Mask Sanitization That Anyone Can Build

Mask DIY sanitization device on the left, mask used as an example on the right. The device is a Tupperware-like plastic container, on top, a small motor plus battery device with an alligator clip attached to the motor. Mask is inserted into the container through the opening on top, hooked to the motor, and the motor then spins the mask inside the container where hydrogen peroxide vapor is being misted.

We’ve seen a wide variety of mask sanitization solutions, and now, [spiritplumber] from [Robots Everywhere] brings us a frugal and ingenious design – one that you barely even need tools for. This project might look rough around the edges but looks were never a prerequisite, and as a hacker worth their salt will recognize – this is an answer to “how to design a mask disinfector that anyone can build”.

Local shortages of masks have been threatening communities here and there, doubly so if you need a specific kind of mask that might be out of stock. This design could apply to a whole lot of other things where sterilization is desired, too – improving upon concepts, after all, is our favourite pastime.

The design is simple – a battery-powered motor rotating a mask inside a vat of concentrated H2O2, turned into mist by a cheap ultrasonic misting gadget. As the “turntable” rotates a your PPE of choice, making sure that every crevice is graced with cleaning touch of peroxide, it also causes the H2O2 mist to circulate. Fulfilling most important requirements for a proper sanitization system that more complex devices have been struggling with, this approach has certainly earned its place under the sun.
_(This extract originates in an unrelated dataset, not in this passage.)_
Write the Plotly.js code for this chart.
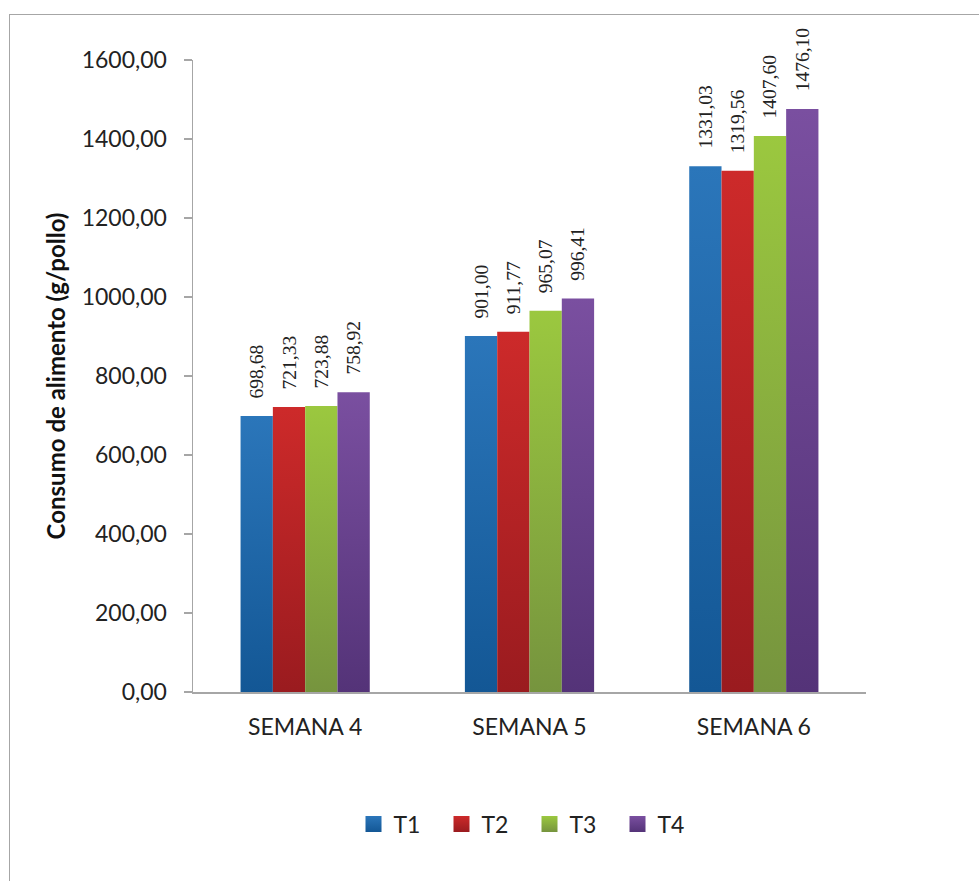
<!DOCTYPE html>
<html>
<head>
<meta charset="utf-8">
<script src="https://cdn.plot.ly/plotly-3.0.1.min.js"></script>
<style>
  html, body { margin: 0; padding: 0; background: #fff; overflow: hidden; }
  #frame { position: absolute; left: 9px; top: 14px; width: 1100px; height: 1000px; border: 1px solid #a6a6a6; box-sizing: border-box; }
  #chart { position: absolute; left: 0; top: 0; width: 979px; height: 881px; }
</style>
</head>
<body>
<div id="frame"></div>
<div id="chart"></div>
<script>
const categories = ["SEMANA 4", "SEMANA 5", "SEMANA 6"];
const seriesNames = ["T1", "T2", "T3", "T4"];
const T1 = [698.68, 901.00, 1331.03];
const T2 = [721.33, 911.77, 1319.56];
const T3 = [723.88, 965.07, 1407.60];
const T4 = [758.92, 996.41, 1476.10];
const yTicks = [0, 200, 400, 600, 800, 1000, 1200, 1400, 1600];

const seriesValues = [T1, T2, T3, T4];
const midColors = ["#2168ab", "#b92426", "#8aae3e", "#6a4491"];
const gradTop = ["#2b76ba", "#cd2a2a", "#9bc83f", "#7a4fa0"];
const gradBottom = ["#135795", "#9a1b1f", "#76943e", "#543378"];

const traces = seriesValues.map((vals, i) => ({
  type: "bar",
  name: seriesNames[i],
  x: categories,
  y: vals,
  marker: { color: midColors[i], line: { width: 0 } },
  texttemplate: "\u00a0\u00a0\u00a0%{y:.2f}",
  textposition: "outside",
  textangle: -90,
  constraintext: "none",
  cliponaxis: false,
  textfont: { family: "Liberation Serif, Times New Roman, serif", size: 19.5, color: "#222" },
  hoverinfo: "x+y+name"
}));

const layout = {
  width: 979, height: 881,
  paper_bgcolor: "rgba(0,0,0,0)",
  plot_bgcolor: "rgba(0,0,0,0)",
  margin: { l: 193, r: 113, t: 60, b: 189 },
  separators: ",.",
  barmode: "group",
  bargap: 0.424,
  bargroupgap: 0,
  showlegend: true,
  legend: {
    orientation: "h", x: 0.5, xanchor: "center", y: -0.209, yanchor: "middle",
    font: { family: "Lato, Calibri, sans-serif", size: 23, color: "#222" },
    entrywidth: 43, itemwidth: 30, traceorder: "normal"
  },
  xaxis: {
    type: "category",
    showline: true, linecolor: "#a6a6a6", linewidth: 1.5,
    ticks: "", showgrid: false, zeroline: false,
    tickfont: { family: "Lato, Calibri, sans-serif", size: 23, color: "#222" },
    ticklabelstandoff: 14
  },
  yaxis: {
    range: [0, 1600],
    tickvals: yTicks,
    tickformat: ".2f",
    showline: true, linecolor: "#a6a6a6", linewidth: 1.5,
    ticks: "outside", ticklen: 8, tickcolor: "#a6a6a6", tickwidth: 1.5,
    showgrid: false, zeroline: false,
    ticklabelstandoff: 12,
    tickfont: { family: "Lato, Calibri, sans-serif", size: 23, color: "#222" },
    title: { text: "Consumo de alimento (g/pollo)", font: { family: "Lato, Calibri, sans-serif", size: 24, color: "#111", weight: "bold" }, standoff: 9 }
  }
};

Plotly.newPlot("chart", traces, layout, { displayModeBar: false, staticPlot: true }).then(gd => {
  const svg = gd.querySelector("svg.main-svg");
  const ns = "http://www.w3.org/2000/svg";
  let defs = svg.querySelector("defs");
  if (!defs) { defs = document.createElementNS(ns, "defs"); svg.insertBefore(defs, svg.firstChild); }
  seriesNames.forEach((n, i) => {
    const g = document.createElementNS(ns, "linearGradient");
    g.setAttribute("id", "grad" + i);
    g.setAttribute("x1", "0"); g.setAttribute("y1", "0");
    g.setAttribute("x2", "0"); g.setAttribute("y2", "1");
    const s1 = document.createElementNS(ns, "stop");
    s1.setAttribute("offset", "0"); s1.setAttribute("stop-color", gradTop[i]);
    const s2 = document.createElementNS(ns, "stop");
    s2.setAttribute("offset", "1"); s2.setAttribute("stop-color", gradBottom[i]);
    g.appendChild(s1); g.appendChild(s2); defs.appendChild(g);
  });
  gd.querySelectorAll(".barlayer .trace").forEach((t, i) => {
    t.querySelectorAll(".point path").forEach(p => { p.style.fill = "url(#grad" + i + ")"; });
  });
  gd.querySelectorAll(".legend .traces").forEach((t, i) => {
    t.querySelectorAll(".legendpoints path").forEach(p => {
      p.setAttribute("d", "M8,8H-8V-8H8Z");
      p.style.fill = "url(#grad" + i + ")";
    });
  });
});
</script>
</body>
</html>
[Robots Everywhere] have shared a small library of their DIY PPE resources with all of us, and that’s not all they work on – recently, we’ve seen their aeroponics project rejuvenating garlic.

Using hydrogen peroxide vapour for PPE sanitization is a well-tested approach by now, as we’ve seen it deployed back in 2020 on a larger scale as part of an FDA-approved design. And if you only have 3% peroxide at hand, might as well try concentrating it further!

10 thoughts on “Mask Sanitization That Anyone Can Build

  1. H2O2 in a clear tank with ultra sonic vibrating all the O2 out.
    H2O2 is very unstable. It’ll react to light and turn in H2O and O2. Shaking a bottle of H2O2 will do the same.
    It lost is anti-bacterial property after that.

    Just put the mask in a UV-C chamber. Of course you need to seal it so you can see any UV-C light on outside.

  2. With Omicron dominating nobody would die for the lack of a mask, in fact in communities that may have shortages you tend to find even more resilient humans as the data coming from Africa demonstrates beautifully. But if you really do need to “clean” them then only a few minutes of sunlight will suffice.

  3. I just bought an ozone generator to do this for me. If you put it in a container the ozone will build up and sterilize pretty much anything you put in it. The main thing to pay attention to is that ozone is harmful to your lungs in high enough concentrations, and you want to keep it in a container(which helps with the first point) because ozone has been known to turn all of your plastic insulated wiring to a gel if it gets exposed too much. I only know this thanks to a friend who used one a lot to keep the smell down from his cats. He had to get a Multi-Moog repaired a couple of times because it was right next to the generator.